In many ways, this trip was the antithesis to the typical ‘take a train around Europe at lightening speed and sleep in a different hostel (and often with a different person) every night.

It was slower. More intentional. Probably more sustainable (on my body, as much as the earth). And definitely more thought provoking.

Fifteen years later, I still ride bikes (and eat) nearly as much as I did back then. That trip changed not just how I travel, but more fundamentally it’s changed how I approach life from the smallest day-to-day behaviors to the biggest decisions I make.

Slow travel is one of the least talked about trends in travel today. Yet I believe it will have one of the greatest positive impacts in the travel industry in the next decade.

Behind the scenes at Unsettled, I see this trend, and its potential impact to change the way we travel first hand.

Our coworking retreats bring together about 25 strangers in one location to live, work, and experience life together for 30 days. It’s the length of time that makes this an extraordinary opportunity to experience a place as if you were living there.

In many of our locations, participants go shopping at the local markets and farmers’ markets for our family dinners. In other locations, they brainstorm with local entrepreneurs and attend conferences and meetups, just like they would at home.

The most exciting part for me is to witness the power that this has on the authentic exchange of ideas, values, and, ultimately, on our world views. Our participants are at least as likely to shop on “main street” on a Saturday morning, supporting a hardware or computer store, as they are to go to a touristy hotspot that evening.

And herein lies the difference. A typical “sun and fun” vacation supports a sliver of the economy. Stay for 30 days and you have to take care of yourself as if you lived there, because it’s more than a vacation. To a certain extent, however, it’s a decision that has to be made; a mindset that you have to have. Do you want run around Instagramming from one beach to the next? No judgement if you do (okay, I’m guilty to have judged an Instagram boyfriend or two) because that’s where you find enjoyment and thrive. The point is, before you leave to travel, for any length of time, make sure you think through your intentions behind this trip. Ask yourself why you’re going and how your frame of mind will help you reach those goals.

Slow travel is a choice, and that’s the beauty of it. If you are privileged enough to travel for leisure, then you have agency to decide how you travel. If slow travel is, indeed, a fad like “slow food” is (or was, I can’t keep up), then it is a mindset more than anything else. Every traveler and every participant on an Unsettled retreat has a choice to make: Are you going to ‘fill’ your time by zig-zagging as fast as you can through one month by going from one sight, beach, or restaurant to the next? Or are you going to slow down, take a walk, ride a bike, do less, and maybe, just maybe, be more?

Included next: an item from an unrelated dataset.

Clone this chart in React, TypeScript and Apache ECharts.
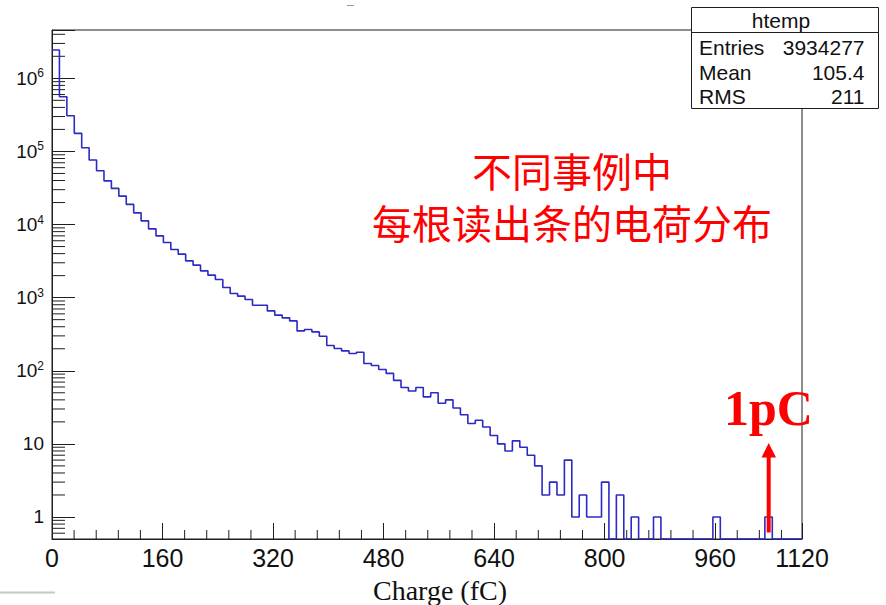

Take it from me; it’s fucking hard to do less while living somewhere new for a month. But I admit that whichever way I decide to live, on an Unsettled retreat or on my own, it’s a choice that I make. I’ve learned the more rewarding way for me is to spend more time in one place and less time running around trying to see or do everything.

When I spent a month in Bali earlier this year, I spent 3 out of 4 of my weekends on the same beach. It’s a simple beach, absent of any  fancy resorts. It’ll probably never grace the cover of Conde Nast or National Geographic, but it does have fewer tourists, less crowds, only a few restaurants, good surf, and spotty internet that’s just good enough for me to keep my inbox under control (okay, that last part is a lie; inbox is never under control).

Spending more of my time on that no-frills beach has had a major impact on me though. I surfed with more locals than visitors, and met up with the same local surf team each week. One of those surfers was deaf and mute, and possibly the happiest guy I’ve ever met. I wouldn’t have surfed with him and formed this friendship (and personal impact) had I rushed off to another beach to “see” all that I can.

If you ask me, he has impacted me greatly because he found deep, internal happiness despite a daily struggle (my perception not necessarily his) to communicate. He was chill in that surfer from a small island kind of way. He had everything he wanted right in front of him and no greater expectations. He had no place to rush off to.

I don’t put much value on the idea of “digital nomads,” or even “slow travel” for that matter, even if I seem to be championing this movement to some extent. For me, this is truly a question in the art of living. It’s more a question about if one can find empathy, respect, and happiness for himself and for the people and places that come in and out of his life.

In true Unsettled form, I’m trying to apply what I’ve learned while traveling to my life when I am a little more settled. Like millions of others, I find that traveling helps me challenge the status quo, but what’s the use of challenging the status quo if nothing changes from it?

In the midst of launching Unsettled in 2016, I moved from New York City to a town of less than 10,000 people that you’ve never heard of in North Carolina. Why? Because traveling slow has shown that it takes me time to build relationships. It takes time to discover one’s purpose and place in this world, and it’s in discovering this purpose that personally gives me a sense of meaning and fulfilment in life. I made this choice, because I discovered what works for me, and decided to fully pursue it.

The next time you embark on a journey – whether it’s in your own backyard, or thousands of miles away, remember to not just to stop over, but to slow down. Remember that you have a choice. Forget what you should do, and listen intently to what you need to do. It might change far more than just how you travel.